Durchbruch Satellit erblickt die ersten Momente des Alls
Der Urknall ist das unter Wissenschaftlern beliebteste Konstrukt, um die heutige Gestalt des Universums zu erklären. Doch der prüfende Blick auf die ersten Momente des Alls blieb den Forschern verwehrt - bis jetzt. Mit Hilfe des US-Satelliten WMAP ist es gelungen, das älteste Licht des Universums aufzufangen.

Neues WMAP-Bild der kosmischen Hintergrundstrahlung: Blick auf die ersten Momente von Raum und Zeit
Foto: NASA/ WMAP Science Team"Ich bin selbst erstaunt, dass wir überhaupt etwas über die Geschehnisse in der ersten Billionstelsekunde des Weltraums sagen können", sagte WMAP-Chefwissenschaftler Charles Bennett von der Johns Hopkins University bei einer Pressekonferenz in Baltimore. "Aber wir können es." Niemals zuvor sei es möglich gewesen, "die Kindheit des Universum mit einer solchen Präzision zu verstehen".
Die Messungen von WMAP ("Wilkinson Microwave Anisotropy Probe") liefern den Wissenschaftlern zufolge den bisher besten Beweis, dass am Anfang aller Dinge tatsächlich der Urknall stand - und dass das Universum in den ersten Augenblicken seiner Existenz mit unvorstellbarer Geschwindigkeit gewachsen ist.
Rasantes Wachstum
"Das All hat sich innerhalb einer Billionstelsekunde von der Größe einer Murmel zur Größe des heute beobachtbaren Universums aufgebläht", sagte WMAP-Forscher David Spergel von der Princeton University. Das, fügte Bennett hinzu, sei "ein Wachstumsschub, der jede Mutter und jeden Vater beängstigen würde".
Für Brian Greene von der New Yorker Columbia University stellen die neuen WMAP-Ergebnisse einen enormen Durchbruch dar: "Wir treten in eine wundervolle neue Ära ein", schwärmte der Physiker, der als mathematisches Genie gilt und mehrere Bestseller über die Entstehung des Alls geschrieben hat. Die neuen Ergebnisse zeigten, "woher die Sterne und Galaxien kommen": aus kleinen Unregelmäßigkeiten in Dichte und Temperatur. Sie seien mit dem Universum gewachsen und hätten dafür gesorgt, dass die Galaxien und die leeren Räume zwischen ihnen entstanden seien.

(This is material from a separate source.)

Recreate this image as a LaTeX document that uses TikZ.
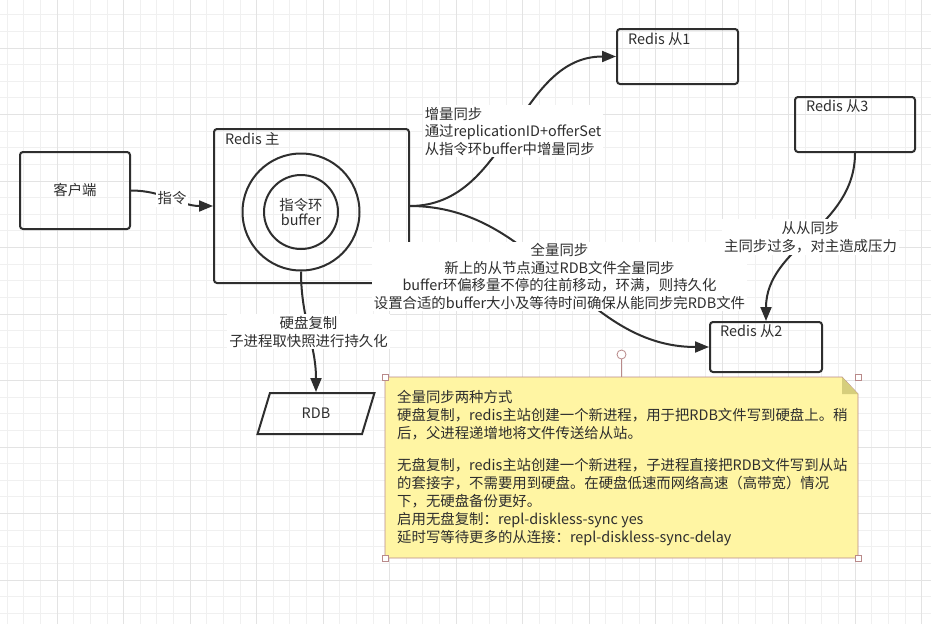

Das neu entdeckte Strahlungsmuster, ein Polarisationssignal im Nachglühen des Urknalls, ist nach Angaben der Wissenschaftler das schwächste jemals aufgezeichnete kosmologische Signal. Es entspricht weniger als einem Hundertstel dessen, was der WMAP-Satellit bei seiner ersten spektakulären Messung der kosmischen Hintergrundstrahlung im Jahr 2003 geliefert hat. Der Satellit kann Temperaturunterschiede von weniger als einem Millionstel Grad feststellen und dadurch auch Fluktuationen im Nachglühen des Urknalls entdecken, der vor immerhin 13,7 Milliarden Jahren stattgefunden hat.
Das Unsichtbare gewogen
Anhand der neuen Daten, die demnächst im "Astrophysical Journal" veröffentlicht werden sollen, konnten die Forscher nicht nur erstmals das Licht des Urknalls von dem der ersten Sterne unterscheiden, die sich den neuen Berechnungen zufolge rund 400 Millionen Jahre nach der Entstehung des Alls gebildet haben. Sie konnten auch die Zusammensetzung des Universums mit bisher ungekannter Genauigkeit bestimmen.
Demnach besteht das Universum zu lediglich vier Prozent aus gewöhnlichen Atomen, die die für Menschen sicht- und messbare Materie ausmachen. 22 Prozent gehen auf das Konto der Dunklen Materie, die bisher noch nie direkt nachgewiesen wurde, aber existieren muss, da sonst etwa die rotierenden Galaxien aufgrund der Fliehkraft auseinanderfliegen müssten.
Die restlichen 74 Prozent des Alls gehen auf die nicht weniger geheimnisvolle Dunkle Energie zurück. Sie wird von Wissenschaftlern dafür verantwortlich gemacht, dass sich das Universum mit stetig wachsender Geschwindigkeit ausdehnt. Die neuen WMAP-Messungen zeigen laut Bennett, dass die Dunkle Energie ähnlich wie die kosmologische Konstante wirkt, die Albert Einstein einst als Gegenkraft zur Gravitation ins Spiel brachte - und später als "größte Eselei seines Lebens" verwarf.